## [Task to carry out]
Find every line in the records below that holds the word "Output", and copy each one.

Records with drawing code:
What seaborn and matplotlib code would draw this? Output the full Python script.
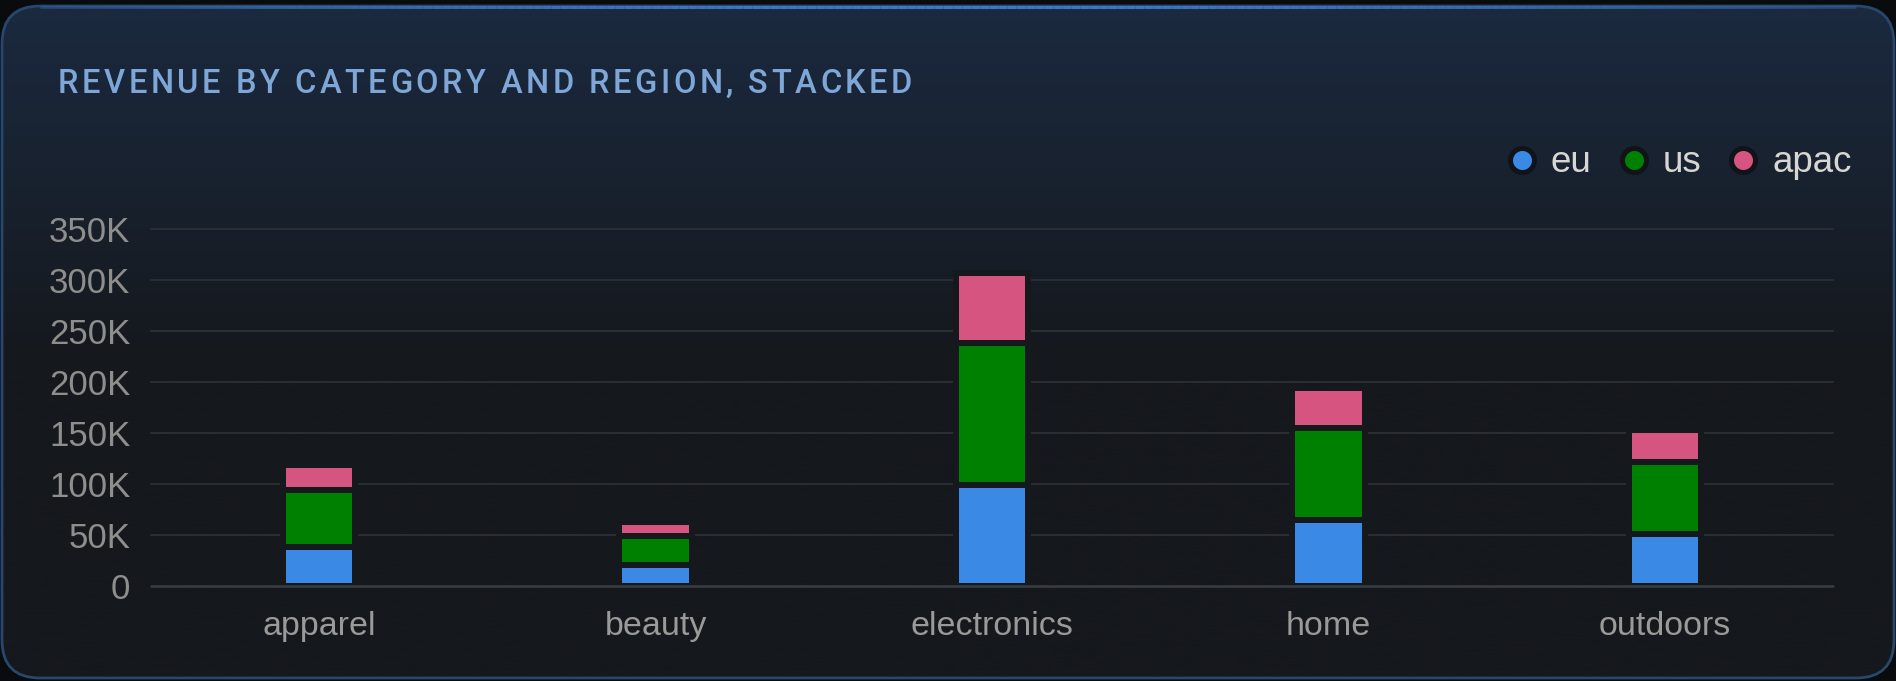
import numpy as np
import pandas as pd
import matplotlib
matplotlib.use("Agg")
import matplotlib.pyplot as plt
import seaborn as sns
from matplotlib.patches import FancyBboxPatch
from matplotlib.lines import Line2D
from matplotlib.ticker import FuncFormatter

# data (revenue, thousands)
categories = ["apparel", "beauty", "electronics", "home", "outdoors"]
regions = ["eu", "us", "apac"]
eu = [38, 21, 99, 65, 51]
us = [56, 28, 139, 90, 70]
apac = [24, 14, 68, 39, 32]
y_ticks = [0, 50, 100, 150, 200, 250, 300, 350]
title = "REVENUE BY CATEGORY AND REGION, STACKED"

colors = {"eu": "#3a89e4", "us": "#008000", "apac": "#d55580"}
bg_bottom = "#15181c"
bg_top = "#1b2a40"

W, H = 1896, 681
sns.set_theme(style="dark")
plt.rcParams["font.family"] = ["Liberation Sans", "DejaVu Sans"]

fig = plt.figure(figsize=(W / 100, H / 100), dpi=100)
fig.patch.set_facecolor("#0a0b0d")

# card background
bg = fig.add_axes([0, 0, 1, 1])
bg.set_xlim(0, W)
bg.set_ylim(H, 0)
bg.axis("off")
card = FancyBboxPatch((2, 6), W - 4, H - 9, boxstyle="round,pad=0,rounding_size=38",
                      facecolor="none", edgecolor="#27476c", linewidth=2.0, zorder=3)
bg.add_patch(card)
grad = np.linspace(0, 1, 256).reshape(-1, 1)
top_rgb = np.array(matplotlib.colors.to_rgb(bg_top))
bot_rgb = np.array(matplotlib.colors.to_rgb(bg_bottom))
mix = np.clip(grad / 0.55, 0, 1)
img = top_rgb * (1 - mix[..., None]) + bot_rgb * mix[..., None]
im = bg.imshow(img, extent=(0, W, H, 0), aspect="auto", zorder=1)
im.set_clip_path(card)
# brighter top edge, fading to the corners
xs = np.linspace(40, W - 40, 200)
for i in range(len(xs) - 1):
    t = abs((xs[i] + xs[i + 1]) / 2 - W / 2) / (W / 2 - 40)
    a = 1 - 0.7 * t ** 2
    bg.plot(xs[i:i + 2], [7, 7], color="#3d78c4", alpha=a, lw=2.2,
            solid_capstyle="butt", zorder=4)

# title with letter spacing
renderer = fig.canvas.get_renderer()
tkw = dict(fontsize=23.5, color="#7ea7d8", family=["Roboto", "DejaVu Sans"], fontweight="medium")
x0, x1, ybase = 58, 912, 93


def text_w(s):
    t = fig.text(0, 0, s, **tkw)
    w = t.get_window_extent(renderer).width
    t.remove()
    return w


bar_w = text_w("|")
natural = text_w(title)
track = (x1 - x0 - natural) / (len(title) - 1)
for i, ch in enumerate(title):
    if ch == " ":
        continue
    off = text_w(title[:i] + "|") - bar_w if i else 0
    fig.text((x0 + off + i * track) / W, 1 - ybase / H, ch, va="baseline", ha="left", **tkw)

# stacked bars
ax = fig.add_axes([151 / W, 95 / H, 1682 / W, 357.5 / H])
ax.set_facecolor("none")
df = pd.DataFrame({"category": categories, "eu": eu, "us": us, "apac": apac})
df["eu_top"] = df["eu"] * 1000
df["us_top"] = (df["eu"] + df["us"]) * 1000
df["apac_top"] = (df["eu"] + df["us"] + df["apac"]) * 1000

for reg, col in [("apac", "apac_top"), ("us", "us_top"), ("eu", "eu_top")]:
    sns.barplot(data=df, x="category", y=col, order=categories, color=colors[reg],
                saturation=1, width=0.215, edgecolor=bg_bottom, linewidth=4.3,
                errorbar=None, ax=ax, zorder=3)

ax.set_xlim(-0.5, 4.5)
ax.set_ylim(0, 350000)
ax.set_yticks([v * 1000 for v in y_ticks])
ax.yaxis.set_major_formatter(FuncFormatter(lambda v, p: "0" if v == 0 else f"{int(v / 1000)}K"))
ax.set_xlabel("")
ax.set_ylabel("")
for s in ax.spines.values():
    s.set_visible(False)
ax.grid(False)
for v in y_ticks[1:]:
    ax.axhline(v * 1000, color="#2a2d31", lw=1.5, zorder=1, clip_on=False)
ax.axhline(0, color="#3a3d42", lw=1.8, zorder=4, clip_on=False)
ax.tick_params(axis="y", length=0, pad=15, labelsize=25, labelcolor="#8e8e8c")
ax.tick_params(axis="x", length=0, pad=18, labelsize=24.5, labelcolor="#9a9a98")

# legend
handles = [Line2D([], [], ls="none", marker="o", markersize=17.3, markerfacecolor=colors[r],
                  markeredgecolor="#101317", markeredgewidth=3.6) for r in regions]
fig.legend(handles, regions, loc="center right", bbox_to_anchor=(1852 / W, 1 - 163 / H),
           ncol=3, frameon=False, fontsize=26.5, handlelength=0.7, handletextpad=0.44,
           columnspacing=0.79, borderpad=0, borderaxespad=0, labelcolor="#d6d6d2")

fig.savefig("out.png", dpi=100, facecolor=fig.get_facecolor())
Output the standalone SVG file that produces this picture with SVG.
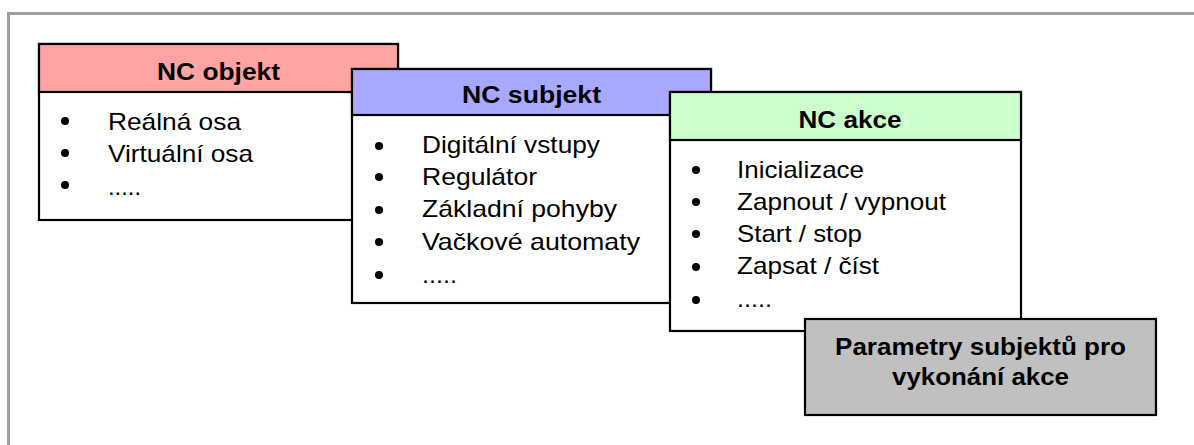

## [Solution to the problem]
What seaborn and matplotlib code would draw this? Output the full Python script.
Output the standalone SVG file that produces this picture with SVG.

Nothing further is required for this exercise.